I came to Jewish Studies, by the back door, as it were. The granddaughter of two rabbis and (a Litvak to boot) raised in a deeply committed family to all things Jewish, my own Jewish education was quite remarkable for its time. Yet despite my very strong background from an early age on, including Hebrew and much more, my major academic field turned out to be Classics. Luckily, I was given an opportunity at Princeton both to found and build a program in Jewish Studies (which I directed for nine years) as well as an appointment in Comparative Literature that gave me more flexibility in teaching. The courses of Jewish interest I have taught take two paths: the first was "Gender, the Body, and Sexuality in Judaism from the Bible to Contemporary America." I had already taught gender courses in antiquity and it was an exciting moment to transfer (and expand) my expertise into a broader cultural context. But what held much greater urgency for me was the Holocaust and the desire to bring relevant courses to the curriculum. I was a child of the time. Growing up in the years of World War II, I was haunted by what might have been in my own life, and my absorption in the topic only increased as the years went on.
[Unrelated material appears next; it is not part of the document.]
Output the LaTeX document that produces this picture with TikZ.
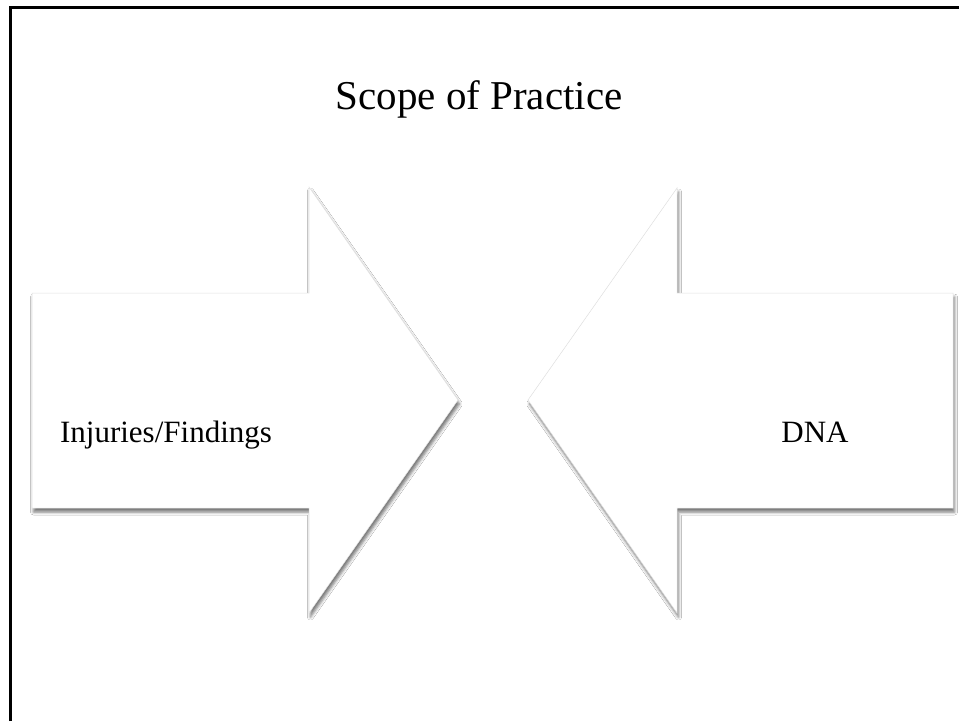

My richest experiences at Princeton have been the two courses I teach under the aegis of Comparative Literature. The first is entitled "Texts and Images of the Holocaust" and the second, which branched off from the first, is called "Stolen Years: Youth and Adolescence under the Nazis in World War II." Oddly enough, these courses increasingly attract non-Jewish students, many of whom return again and again to seek my advice (and write recommendations for them), since more than one has declared to me, even many years later, that this was a course that changed their lives. While I have published several articles on the subject of Holocaust literature (and film) and have given presentations and participated in conferences, ranging from Dreyfus to Berlin Holocaust memorials, my primary engagement has been in my teaching, although I hope that further writing is on the horizon.